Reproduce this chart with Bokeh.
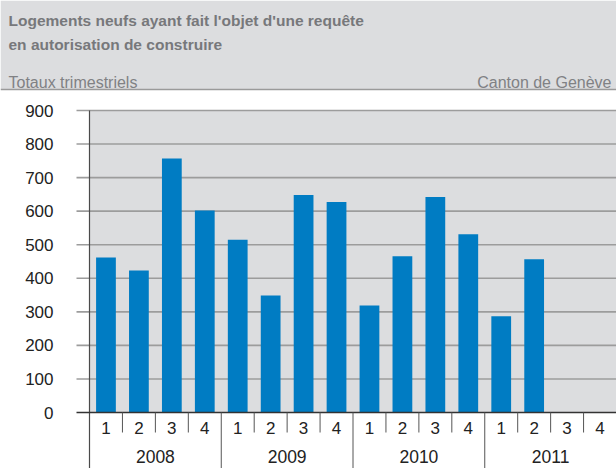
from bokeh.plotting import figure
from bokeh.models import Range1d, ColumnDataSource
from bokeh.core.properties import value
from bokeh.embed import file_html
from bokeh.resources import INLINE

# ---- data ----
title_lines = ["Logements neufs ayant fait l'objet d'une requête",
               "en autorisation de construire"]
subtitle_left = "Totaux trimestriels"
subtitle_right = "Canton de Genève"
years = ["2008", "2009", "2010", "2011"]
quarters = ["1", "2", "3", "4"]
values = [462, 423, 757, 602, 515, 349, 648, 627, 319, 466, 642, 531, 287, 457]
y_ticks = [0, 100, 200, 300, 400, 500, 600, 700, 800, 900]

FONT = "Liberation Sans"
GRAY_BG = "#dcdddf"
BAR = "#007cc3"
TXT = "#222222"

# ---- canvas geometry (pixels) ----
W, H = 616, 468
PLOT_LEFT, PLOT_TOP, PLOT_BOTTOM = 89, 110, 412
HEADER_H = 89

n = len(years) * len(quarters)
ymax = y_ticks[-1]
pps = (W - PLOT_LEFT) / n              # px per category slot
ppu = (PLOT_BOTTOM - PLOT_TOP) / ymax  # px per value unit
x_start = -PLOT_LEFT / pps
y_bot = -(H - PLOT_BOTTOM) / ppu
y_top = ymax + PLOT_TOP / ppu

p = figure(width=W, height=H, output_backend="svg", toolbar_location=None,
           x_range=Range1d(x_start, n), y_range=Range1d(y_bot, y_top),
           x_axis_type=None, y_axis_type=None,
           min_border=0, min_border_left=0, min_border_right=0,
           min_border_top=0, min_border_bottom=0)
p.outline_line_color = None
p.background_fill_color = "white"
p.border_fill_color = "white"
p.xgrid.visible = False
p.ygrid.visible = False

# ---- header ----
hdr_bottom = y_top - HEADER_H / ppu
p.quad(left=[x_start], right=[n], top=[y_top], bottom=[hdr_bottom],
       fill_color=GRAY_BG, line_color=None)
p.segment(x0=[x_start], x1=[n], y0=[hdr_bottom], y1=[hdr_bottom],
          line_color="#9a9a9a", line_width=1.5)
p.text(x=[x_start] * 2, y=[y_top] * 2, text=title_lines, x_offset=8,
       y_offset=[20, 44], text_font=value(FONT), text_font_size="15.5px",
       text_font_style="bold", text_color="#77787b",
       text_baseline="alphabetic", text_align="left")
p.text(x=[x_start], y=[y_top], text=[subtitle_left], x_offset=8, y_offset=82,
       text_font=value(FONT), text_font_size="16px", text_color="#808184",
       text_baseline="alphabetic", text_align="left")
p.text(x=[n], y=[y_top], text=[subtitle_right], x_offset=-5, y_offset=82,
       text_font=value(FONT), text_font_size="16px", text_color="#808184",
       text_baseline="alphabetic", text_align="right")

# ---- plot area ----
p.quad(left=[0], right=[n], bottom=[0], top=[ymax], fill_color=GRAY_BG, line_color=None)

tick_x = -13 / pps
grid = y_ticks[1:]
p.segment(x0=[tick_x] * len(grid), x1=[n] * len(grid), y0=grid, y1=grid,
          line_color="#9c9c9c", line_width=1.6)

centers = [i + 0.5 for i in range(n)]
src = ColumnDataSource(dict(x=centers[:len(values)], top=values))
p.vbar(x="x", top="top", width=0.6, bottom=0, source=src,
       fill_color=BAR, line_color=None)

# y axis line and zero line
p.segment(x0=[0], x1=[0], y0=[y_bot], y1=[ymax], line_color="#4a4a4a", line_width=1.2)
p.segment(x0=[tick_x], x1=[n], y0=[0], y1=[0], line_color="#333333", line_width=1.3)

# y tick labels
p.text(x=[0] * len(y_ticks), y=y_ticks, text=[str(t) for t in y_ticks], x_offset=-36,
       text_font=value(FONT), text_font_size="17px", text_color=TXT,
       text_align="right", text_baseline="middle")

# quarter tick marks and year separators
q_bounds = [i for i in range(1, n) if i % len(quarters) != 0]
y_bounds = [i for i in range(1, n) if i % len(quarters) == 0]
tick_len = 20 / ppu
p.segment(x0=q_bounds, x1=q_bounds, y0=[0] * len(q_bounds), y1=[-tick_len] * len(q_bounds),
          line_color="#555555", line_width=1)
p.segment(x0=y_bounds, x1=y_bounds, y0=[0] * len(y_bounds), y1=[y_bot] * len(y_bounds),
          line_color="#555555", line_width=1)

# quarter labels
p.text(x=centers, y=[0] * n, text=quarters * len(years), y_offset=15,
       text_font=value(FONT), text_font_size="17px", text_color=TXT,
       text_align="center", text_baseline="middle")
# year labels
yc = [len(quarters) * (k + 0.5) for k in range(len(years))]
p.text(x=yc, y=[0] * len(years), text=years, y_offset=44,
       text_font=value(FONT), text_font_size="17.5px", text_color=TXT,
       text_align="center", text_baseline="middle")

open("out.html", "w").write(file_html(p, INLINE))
• • • •
- Set problem -
Skip the pictures and restate exactly the lines from the beginning of the listing to the line with "HEADER_H = 89", that line included.

- Final answer -
Reproduce this chart with Bokeh.
from bokeh.plotting import figure
from bokeh.models import Range1d, ColumnDataSource
from bokeh.core.properties import value
from bokeh.embed import file_html
from bokeh.resources import INLINE

# ---- data ----
title_lines = ["Logements neufs ayant fait l'objet d'une requête",
               "en autorisation de construire"]
subtitle_left = "Totaux trimestriels"
subtitle_right = "Canton de Genève"
years = ["2008", "2009", "2010", "2011"]
quarters = ["1", "2", "3", "4"]
values = [462, 423, 757, 602, 515, 349, 648, 627, 319, 466, 642, 531, 287, 457]
y_ticks = [0, 100, 200, 300, 400, 500, 600, 700, 800, 900]

FONT = "Liberation Sans"
GRAY_BG = "#dcdddf"
BAR = "#007cc3"
TXT = "#222222"

# ---- canvas geometry (pixels) ----
W, H = 616, 468
PLOT_LEFT, PLOT_TOP, PLOT_BOTTOM = 89, 110, 412
HEADER_H = 89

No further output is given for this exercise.